Entscheidung gegen Carsharing-Regeln: Autos dürfen weiter rumstehen
Berliner Mobilitätsforscher Andreas Knie begrüßt die Entscheidung des Verwaltungsgerichts, Carsharing nicht als Straßen-Sondernutzung einzustufen.
Berlin taz | Der Mobilitätsforscher Andreas Knie hat die Entscheidung des Verwaltungsgerichts begrüßt, die Einstufung von stationsungebundenem Carsharing als Sondernutzung öffentlichen Straßenlands zu kippen. „Das Land war hier völlig auf dem Holzweg“, sagte Knie, der am Wissenschaftszentrum Berlin (WZB) forscht. Gegenüber der taz bezeichnete er den Versuch des Senats, Carsharing stärker zu reglementieren, als „Rückfall in die schlimmsten Zeiten“. Carsharing reduziere die Automenge, und alle Maßnahmen, die das Verkehrsaufkommen entspannten, seien zu erleichtern.
Das Gericht hatte am Dienstag per Eilentscheidung den Unternehmen We Share und Share Now Recht gegeben, die ihr Geschäft nicht als Sondernutzung von Straßenland verstanden wissen wollen. Als solche stuft das Berliner Straßengesetz ab 1. September die „Free-Floating-Anbieter“ ein. Nötig wäre dann eine Erlaubnis, die mit Gebühren und Nebenbestimmungen verbunden werden kann.
Nebenbestimmungen, die vom Senat angedacht wurden, sind ein höherer Elektrifizierungsgrad der Flotte, aber auch das Angebot von Fahrzeugen außerhalb der Innenstadt. Das Verwaltungsgericht vertritt jedoch die Auffassung, dass das Parken von Sharing-Autos ohne feste Stationen – „Free Floating“ – unter den „erlaubnisfreien straßenrechtlichen Gemeingebrauch“ fällt.
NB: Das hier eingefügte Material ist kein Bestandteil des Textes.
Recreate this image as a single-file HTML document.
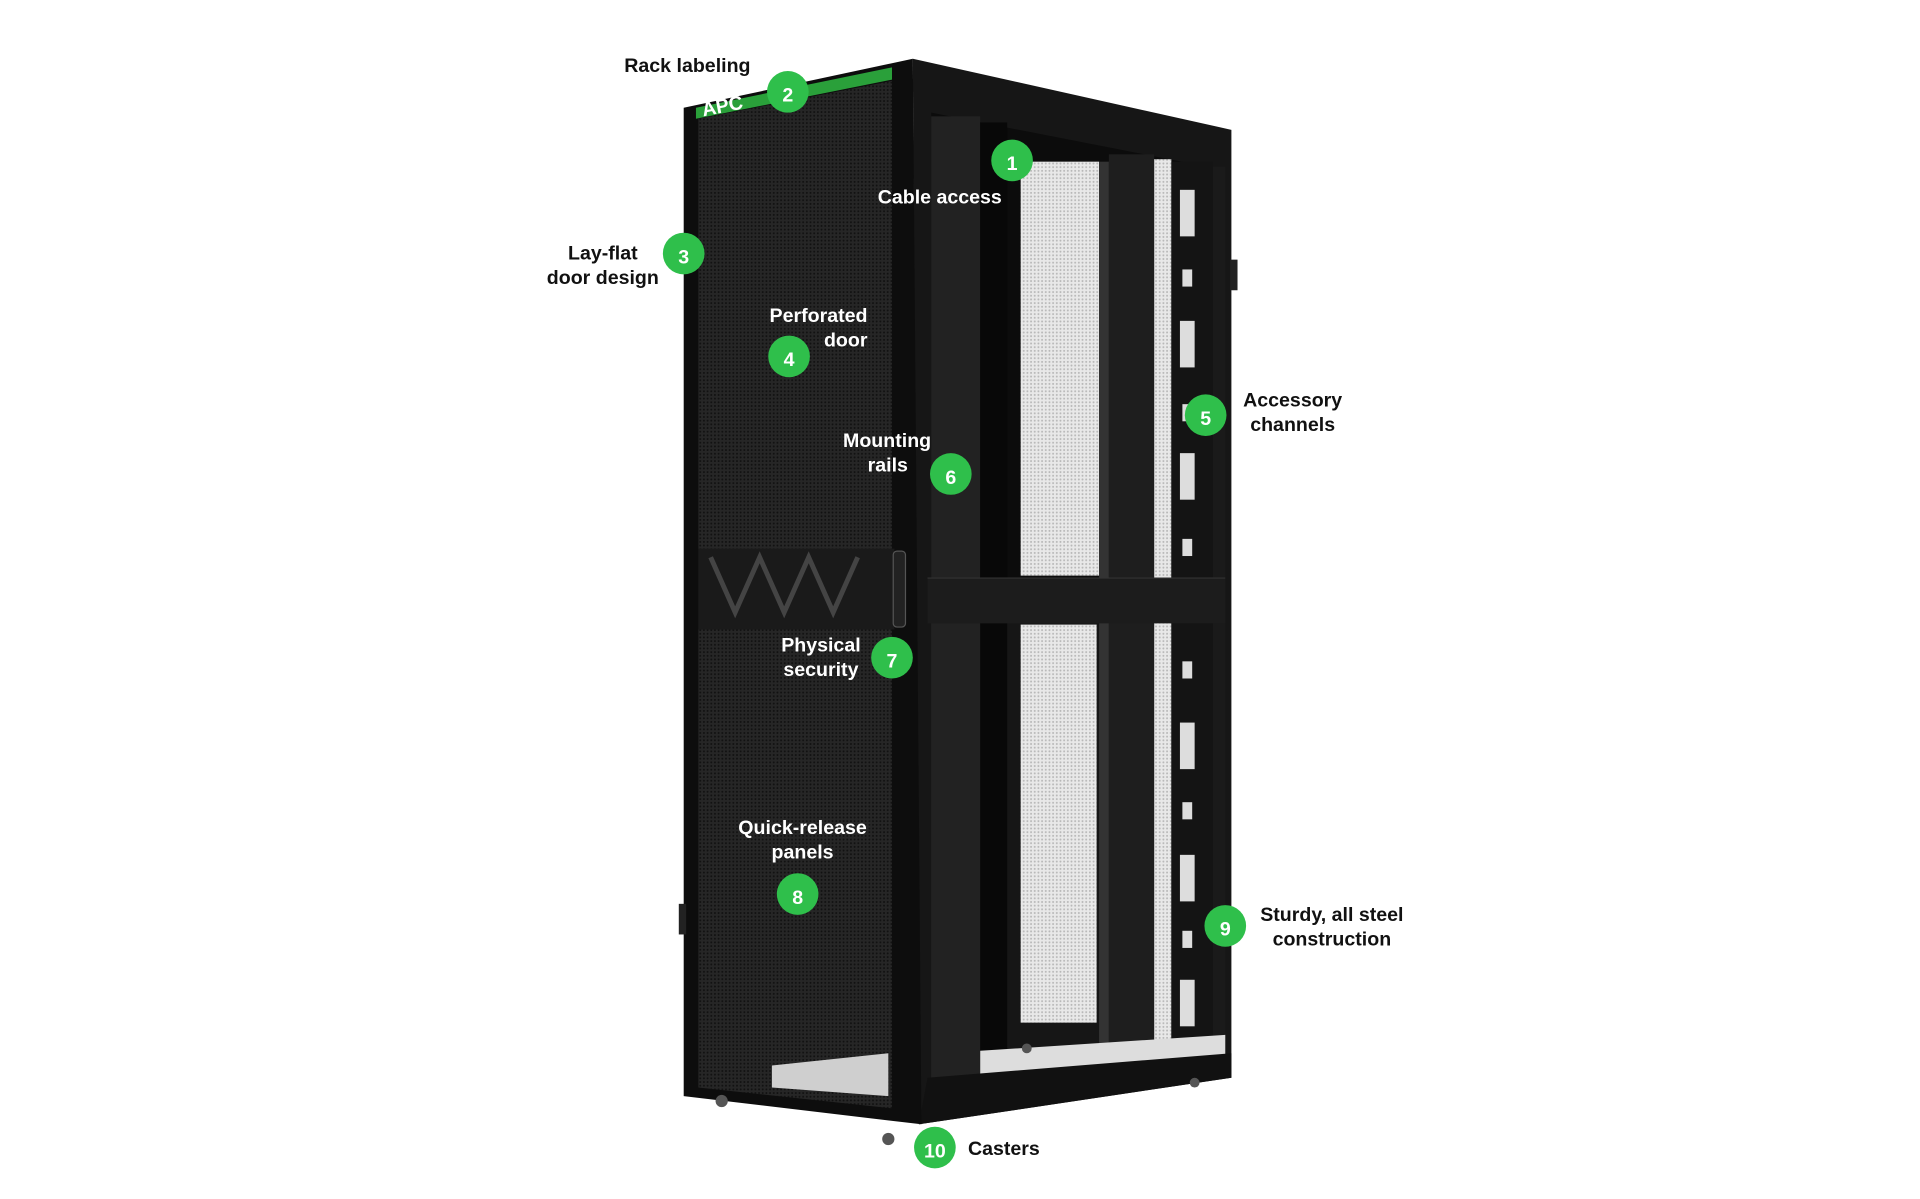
<!DOCTYPE html>
<html><head><meta charset="utf-8"><style>
html,body{margin:0;padding:0;background:#fff;}
svg{display:block;}
text{font-family:"Liberation Sans",Arial,sans-serif;font-weight:bold;font-size:16px;}
</style></head><body>
<svg width="1920" height="1199" viewBox="0 0 1567 979" preserveAspectRatio="none" xmlns="http://www.w3.org/2000/svg">
<defs>
<pattern id="perf" width="3" height="3" patternUnits="userSpaceOnUse"><rect width="3" height="3" fill="#e8e8e8"/><circle cx="1.5" cy="1.5" r="0.8" fill="#b8b8b8"/></pattern>
<pattern id="dperf" width="3" height="3" patternUnits="userSpaceOnUse"><rect width="3" height="3" fill="#262626"/><circle cx="1.5" cy="1.5" r="0.8" fill="#111"/></pattern>
</defs>
<polygon points="745,48 1005,106 1005,880 750,918" fill="#161616"/>
<polygon points="760,92 995,138 995,472 760,472" fill="#0c0c0c"/>
<rect x="760" y="95" width="40" height="785" fill="#222"/>
<rect x="800" y="100" width="22" height="760" fill="#080808"/>
<rect x="833" y="132" width="64" height="338" fill="url(#perf)"/>
<rect x="833" y="510" width="62" height="325" fill="url(#perf)"/>
<rect x="897" y="132" width="8" height="720" fill="#333"/>
<rect x="905" y="126" width="37" height="728" fill="#1e1e1e"/>
<rect x="942" y="130" width="14" height="720" fill="url(#perf)"/>
<rect x="956" y="132" width="34" height="718" fill="#141414"/>
<g fill="#ddd">
<rect x="963" y="155" width="12" height="38"/><rect x="963" y="262" width="12" height="38"/><rect x="963" y="370" width="12" height="38"/>
<rect x="963" y="590" width="12" height="38"/><rect x="963" y="698" width="12" height="38"/><rect x="963" y="800" width="12" height="38"/>
<rect x="965" y="220" width="8" height="14"/><rect x="965" y="330" width="8" height="14"/><rect x="965" y="440" width="8" height="14"/>
<rect x="965" y="540" width="8" height="14"/><rect x="965" y="655" width="8" height="14"/><rect x="965" y="760" width="8" height="14"/>
</g>
<rect x="990" y="136" width="10" height="744" fill="#1a1a1a"/>
<rect x="757" y="472" width="243" height="37" fill="#1c1c1c"/>
<line x1="757" y1="472" x2="1000" y2="472" stroke="#333"/>
<polygon points="800,858 1000,845 1000,870 800,880" fill="#ddd"/>
<polygon points="757,880 1005,860 1005,880 750,918" fill="#111"/>
<polygon points="558,88 745,48 752,918 558,895" fill="#0d0d0d"/>
<polygon points="570,97 728,66 728,905 570,888" fill="url(#dperf)"/>
<polygon points="630,870 725,860 725,895 630,888" fill="#cfcfcf"/>
<polygon points="568,88 728,55 728,65 568,97" fill="#2aa03a"/>
<text x="574" y="95" font-size="5" fill="#fff" transform="rotate(-11 574 95)">APC</text>
<rect x="570" y="448" width="160" height="66" fill="#1a1a1a"/>
<polyline points="580,455 600,500 620,455 640,500 660,455 680,500 700,455" fill="none" stroke="#444" stroke-width="4"/>
<rect x="729" y="450" width="10" height="62" rx="3" fill="#222" stroke="#555"/>
<rect x="554" y="738" width="6" height="25" fill="#222"/>
<rect x="1004" y="212" width="6" height="25" fill="#222"/>
<g fill="#555"><circle cx="589" cy="899" r="5"/><circle cx="725" cy="930" r="5"/><circle cx="838" cy="856" r="4"/><circle cx="975" cy="884" r="4"/></g>
<g fill="#2fbf4b">
<circle cx="826" cy="131" r="17"/><circle cx="643" cy="75" r="17"/><circle cx="558" cy="207" r="17"/><circle cx="644" cy="291" r="17"/><circle cx="984" cy="339" r="17"/>
<circle cx="776" cy="387" r="17"/><circle cx="728" cy="537" r="17"/><circle cx="651" cy="730" r="17"/><circle cx="1000" cy="756" r="17"/><circle cx="763" cy="937" r="17"/>
</g>
<g fill="#fff" font-size="22" text-anchor="middle">
<text x="826" y="139">1</text><text x="643" y="83">2</text><text x="558" y="215">3</text><text x="644" y="299">4</text><text x="984" y="347">5</text>
<text x="776" y="395">6</text><text x="728" y="545">7</text><text x="651" y="738">8</text><text x="1000" y="764">9</text><text x="763" y="945" font-size="20">10</text>
</g>
<g fill="#111">
<text x="561" y="59" text-anchor="middle">Rack labeling</text>
<text x="492" y="212" text-anchor="middle">Lay-flat</text>
<text x="492" y="232" text-anchor="middle">door design</text>
<text x="1055" y="332" text-anchor="middle">Accessory</text>
<text x="1055" y="352" text-anchor="middle">channels</text>
<text x="1087" y="752" text-anchor="middle">Sturdy, all steel</text>
<text x="1087" y="772" text-anchor="middle">construction</text>
<text x="790" y="943">Casters</text>
</g>
<g fill="#fff">
<text x="767" y="166" text-anchor="middle">Cable access</text>
<text x="708" y="263" text-anchor="end">Perforated</text>
<text x="708" y="283" text-anchor="end">door</text>
<text x="724" y="365" text-anchor="middle">Mounting</text>
<text x="741" y="385" text-anchor="end">rails</text>
<text x="670" y="532" text-anchor="middle">Physical</text>
<text x="670" y="552" text-anchor="middle">security</text>
<text x="655" y="681" text-anchor="middle">Quick-release</text>
<text x="655" y="701" text-anchor="middle">panels</text>
</g>
</svg>
</body></html>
Weitere Klagen in Aussicht
Grundsätzlich gilt die Entscheidung erst einmal nur für die beiden Klägerinnen. Für die übrigen Anbieter stellt sich jetzt die Frage, ob sie ebenfalls klagen oder sich möglicherweise erst einmal mit der Neuregelung arrangieren – ein Anreiz wäre das Angebot, im Gegenzug zu den Auflagen ganz oder teilweise von den Parkgebühren befreit zu werden. Diese Möglichkeit war bereits im Gespräch.
Für stationsbasierte Sharinganbieter ist die Nutzung öffentlichen Straßenlands dagegen unstrittig eine Sondernutzung – von der bislang aber wenig Gebrauch gemacht wird. Die meisten Stationen befinden sich auf privaten Parkplätzen oder in Tiefgaragen, auch einige „Jelbi-Stationen“ werden als feste Standorte genutzt.
Ebenfalls unberührt von der Entscheidung sind E-Scooter und Leihfahrräder, zumal die auf dem Gehweg geparkt werden. Hier prophezeit aber FUSS e. V. eine weitere Klage, möglicherweise durch einen der Behindertenverbände: Denn die Kleinfahrzeuge beeinträchtigten Menschen mit Behinderungen, was laut Straßengesetz die Genehmigung verbiete.
Leser*innenkommentare
syle x
Ich meine widerholt gelesen zu haben, dass die aktuelle Studienlage eher zu dem Schluss kommt, das Carsharingautos wenn überhaupt nur Taxifahrten ersetzen würden. Daher verwundert mich die Einschätzung des Mobilitätsforschers...(ja, er müsste es besser wissen als ich I know)
Django
Das ist kein Carsharing, was die klagenden Firmen betreiben, sondern gewerbliche Kurzzeitvermietung. Ein Geschäftsmodell, das nur funktioniert, wenn öffentliches Straßenland zum Abstellen der Fahrzeuge genutzt werden kann.